*What is needed:* Hand back each line, unchanged, from the top down to the line where "(26.5+31*\i,15+31*\j) circle (0.8pt);" sits.

*Collected data:*
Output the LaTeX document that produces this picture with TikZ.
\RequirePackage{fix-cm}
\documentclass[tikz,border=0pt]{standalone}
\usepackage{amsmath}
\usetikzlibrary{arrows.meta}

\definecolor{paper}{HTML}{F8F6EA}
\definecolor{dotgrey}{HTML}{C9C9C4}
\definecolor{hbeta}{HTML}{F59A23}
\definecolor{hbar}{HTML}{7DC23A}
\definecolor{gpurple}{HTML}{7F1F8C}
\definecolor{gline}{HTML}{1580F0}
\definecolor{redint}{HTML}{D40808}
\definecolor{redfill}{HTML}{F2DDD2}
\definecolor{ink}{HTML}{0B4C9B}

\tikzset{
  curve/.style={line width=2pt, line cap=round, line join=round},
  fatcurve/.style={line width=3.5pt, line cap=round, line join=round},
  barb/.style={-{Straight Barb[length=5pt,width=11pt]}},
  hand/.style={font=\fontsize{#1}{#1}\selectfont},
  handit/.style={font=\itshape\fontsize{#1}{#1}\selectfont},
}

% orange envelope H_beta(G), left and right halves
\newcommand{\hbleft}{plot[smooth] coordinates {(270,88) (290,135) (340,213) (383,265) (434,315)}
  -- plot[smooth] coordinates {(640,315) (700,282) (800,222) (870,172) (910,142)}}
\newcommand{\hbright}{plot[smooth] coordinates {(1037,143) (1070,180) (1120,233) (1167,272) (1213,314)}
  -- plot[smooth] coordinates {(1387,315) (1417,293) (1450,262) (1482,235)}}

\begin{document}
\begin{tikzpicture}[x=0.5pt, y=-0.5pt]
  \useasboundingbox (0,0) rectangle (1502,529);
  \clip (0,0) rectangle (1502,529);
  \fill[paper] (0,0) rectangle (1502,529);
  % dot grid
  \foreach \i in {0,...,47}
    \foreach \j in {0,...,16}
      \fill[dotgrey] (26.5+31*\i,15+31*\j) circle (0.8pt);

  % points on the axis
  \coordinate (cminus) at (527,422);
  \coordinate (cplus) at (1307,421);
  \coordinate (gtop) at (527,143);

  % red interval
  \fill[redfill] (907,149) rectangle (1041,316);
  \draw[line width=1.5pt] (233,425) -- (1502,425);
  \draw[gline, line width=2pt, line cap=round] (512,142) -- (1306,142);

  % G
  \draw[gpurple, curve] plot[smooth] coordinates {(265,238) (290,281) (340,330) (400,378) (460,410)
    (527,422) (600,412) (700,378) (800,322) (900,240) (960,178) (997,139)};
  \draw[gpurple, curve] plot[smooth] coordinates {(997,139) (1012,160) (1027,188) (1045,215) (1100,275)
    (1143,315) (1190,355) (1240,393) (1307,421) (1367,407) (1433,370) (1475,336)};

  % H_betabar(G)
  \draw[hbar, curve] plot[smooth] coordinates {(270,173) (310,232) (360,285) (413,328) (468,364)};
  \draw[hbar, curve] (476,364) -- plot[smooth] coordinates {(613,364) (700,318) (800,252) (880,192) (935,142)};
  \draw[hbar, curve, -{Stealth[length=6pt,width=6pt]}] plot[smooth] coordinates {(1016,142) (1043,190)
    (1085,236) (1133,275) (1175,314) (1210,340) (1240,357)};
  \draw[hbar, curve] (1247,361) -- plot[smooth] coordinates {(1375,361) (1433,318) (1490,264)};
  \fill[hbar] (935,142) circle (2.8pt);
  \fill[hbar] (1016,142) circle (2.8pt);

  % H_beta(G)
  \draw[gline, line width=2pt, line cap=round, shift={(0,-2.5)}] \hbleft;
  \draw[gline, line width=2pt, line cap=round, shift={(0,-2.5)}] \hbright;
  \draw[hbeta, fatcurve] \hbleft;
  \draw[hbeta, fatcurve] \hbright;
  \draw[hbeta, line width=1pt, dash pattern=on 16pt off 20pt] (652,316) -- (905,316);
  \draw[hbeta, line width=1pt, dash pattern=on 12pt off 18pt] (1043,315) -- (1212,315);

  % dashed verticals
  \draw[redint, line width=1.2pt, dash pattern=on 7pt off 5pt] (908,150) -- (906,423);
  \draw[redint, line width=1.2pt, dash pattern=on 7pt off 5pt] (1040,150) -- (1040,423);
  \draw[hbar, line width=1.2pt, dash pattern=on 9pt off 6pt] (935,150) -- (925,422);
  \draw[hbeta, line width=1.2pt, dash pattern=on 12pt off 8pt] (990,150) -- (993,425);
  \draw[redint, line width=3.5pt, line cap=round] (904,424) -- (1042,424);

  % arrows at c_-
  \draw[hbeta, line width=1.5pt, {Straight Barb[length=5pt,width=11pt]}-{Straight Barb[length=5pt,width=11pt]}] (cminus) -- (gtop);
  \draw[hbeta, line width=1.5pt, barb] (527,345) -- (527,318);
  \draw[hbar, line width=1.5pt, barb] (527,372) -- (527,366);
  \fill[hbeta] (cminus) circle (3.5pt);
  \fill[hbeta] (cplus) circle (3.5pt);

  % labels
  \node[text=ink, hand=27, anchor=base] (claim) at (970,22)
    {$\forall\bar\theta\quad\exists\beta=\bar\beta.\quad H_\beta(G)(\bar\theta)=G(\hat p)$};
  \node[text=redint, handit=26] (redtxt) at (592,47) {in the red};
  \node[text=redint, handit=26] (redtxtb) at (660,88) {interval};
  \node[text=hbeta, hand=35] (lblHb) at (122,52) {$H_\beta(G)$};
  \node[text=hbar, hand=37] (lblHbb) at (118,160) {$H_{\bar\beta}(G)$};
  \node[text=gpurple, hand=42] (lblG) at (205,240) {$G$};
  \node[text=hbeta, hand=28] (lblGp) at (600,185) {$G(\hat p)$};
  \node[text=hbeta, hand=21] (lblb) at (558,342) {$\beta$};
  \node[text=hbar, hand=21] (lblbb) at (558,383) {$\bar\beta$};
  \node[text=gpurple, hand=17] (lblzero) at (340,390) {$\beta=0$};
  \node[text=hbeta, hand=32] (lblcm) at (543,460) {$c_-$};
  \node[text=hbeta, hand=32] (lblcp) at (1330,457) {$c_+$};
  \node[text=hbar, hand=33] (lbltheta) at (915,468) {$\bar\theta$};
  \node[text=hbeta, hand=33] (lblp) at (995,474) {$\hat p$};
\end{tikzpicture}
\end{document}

*Full response:*
Output the LaTeX document that produces this picture with TikZ.
\RequirePackage{fix-cm}
\documentclass[tikz,border=0pt]{standalone}
\usepackage{amsmath}
\usetikzlibrary{arrows.meta}

\definecolor{paper}{HTML}{F8F6EA}
\definecolor{dotgrey}{HTML}{C9C9C4}
\definecolor{hbeta}{HTML}{F59A23}
\definecolor{hbar}{HTML}{7DC23A}
\definecolor{gpurple}{HTML}{7F1F8C}
\definecolor{gline}{HTML}{1580F0}
\definecolor{redint}{HTML}{D40808}
\definecolor{redfill}{HTML}{F2DDD2}
\definecolor{ink}{HTML}{0B4C9B}

\tikzset{
  curve/.style={line width=2pt, line cap=round, line join=round},
  fatcurve/.style={line width=3.5pt, line cap=round, line join=round},
  barb/.style={-{Straight Barb[length=5pt,width=11pt]}},
  hand/.style={font=\fontsize{#1}{#1}\selectfont},
  handit/.style={font=\itshape\fontsize{#1}{#1}\selectfont},
}

% orange envelope H_beta(G), left and right halves
\newcommand{\hbleft}{plot[smooth] coordinates {(270,88) (290,135) (340,213) (383,265) (434,315)}
  -- plot[smooth] coordinates {(640,315) (700,282) (800,222) (870,172) (910,142)}}
\newcommand{\hbright}{plot[smooth] coordinates {(1037,143) (1070,180) (1120,233) (1167,272) (1213,314)}
  -- plot[smooth] coordinates {(1387,315) (1417,293) (1450,262) (1482,235)}}

\begin{document}
\begin{tikzpicture}[x=0.5pt, y=-0.5pt]
  \useasboundingbox (0,0) rectangle (1502,529);
  \clip (0,0) rectangle (1502,529);
  \fill[paper] (0,0) rectangle (1502,529);
  % dot grid
  \foreach \i in {0,...,47}
    \foreach \j in {0,...,16}
      \fill[dotgrey] (26.5+31*\i,15+31*\j) circle (0.8pt);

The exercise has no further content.